Ask Trump's Fed-Chief Pick If He's Sorry About 'Too Big to Fail'

Economics Finance

Jerome H. Powell, President Trump’s pick for Federal Reserve chairman, isn’t a Ph.D. economist. So he doesn’t have an academic philosophy of the economy.

But he does have a real-world philosophy: Powell was partly responsible for the West’s “too-big-to-fail” policy for big banks — a policy that helped cause the 2008 financial crisis and that still harms our economy.

If the Senate confirms him, Powell will replace Janet Yellen in February. His career, as a Treasury official and private lawyer and banker, has been behind the scenes, but what Powell has said about that career is illuminating.

“If the Senate confirms him, Powell will replace Janet Yellen in February.”

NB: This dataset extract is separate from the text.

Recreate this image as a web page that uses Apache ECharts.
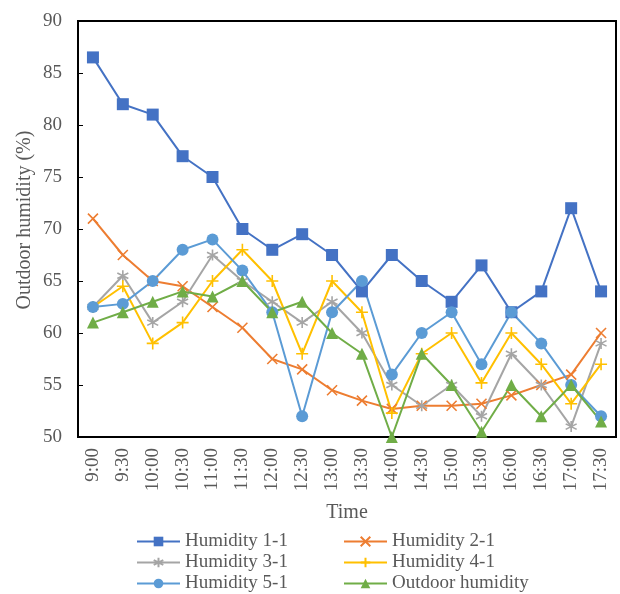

In 2013, he told a Washington audience of bankers he’s a veteran of bank rescues, beginning with his work at Treasury under President George H.W. Bush. He noted that he joined Treasury in 1990, “only a few years after the rescue of Continental Illinois, which is sometimes said to have codified the practice of ‘too big to fail.’ ”

Indeed. In 1984, Continental Illinois was the country’s eighth-biggest bank. When its bad investments got it in trouble, the Reagan-era Fed, Treasury and FDIC moved to protect all its bondholders, not just small depositors, from losses.

This was a huge shift — and encouraged investors to lend cheaply to big banks, figuring they were safe investments.

Powell notes that some of his career after that was spent deciding which banks were big enough to save. In 1991, for example, the Bank of New England was teetering. Given a choice between saving all of its bondholders or risking a financial panic, “We chose the first option, without dissent.”

To avoid “the failure of a large commercial bank, we chose to extend the safety net” — with no legislation or public discussion, and no thought to what it might mean for the future.

A year later, Salomon Brothers, an investment bank with dealings in Treasury bonds, “came under severe market pressure after some of its traders were caught submitting phony bids.” Powell said he’s “grateful that we resolved that crisis with neither a bailout or a failure.”

But that’s not quite right: Powell brokered a deal, as The New York Times reports: “Powell spent an August weekend making phone calls from Cape Cod, arranging for the company’s top managers to resign and for Warren Buffett . . . to become chairman.”

When a top government official hints at special treatment for a firm, it usually gets it.

These rescues created the financial-markets complacency that in turn created 2008 — which resulted in the biggest bailouts of all time. Eventually, the anger over these bailouts helped make Trump president.

In the 2013 speech, Powell said, “Bailouts may have been more tolerable in the early 1990s when they were rare,” but “that is no longer the case,” with “large and numerous bailouts as a result of the financial crisis.” Also, people started to notice.

But without the earlier bailouts, we wouldn’t have had the later ones. Warier investors never would have let financial firms get so big and take so many risks.

In Powell’s confirmation hearing, senators should focus on his views here. The Fed played a huge role in the 2008 bailouts, and would lead any future crisis, too. Does Powell think, in hindsight, the actions of decades ago were mistakes?

What does he mean by: “We need a credible mechanism to manage the failure of even the largest firms, without causing . . . a systemic crisis”?

Should Washington still protect large bondholders to prevent a crisis — and doesn’t such action make a worse crisis inevitable years later?

Powell says the government should limit extraordinary actions to “rare” occasions. But even one bailout can set a precedent — and have ripple effects. Helping Continental Illinois in 1984 helped elect Trump in 2016.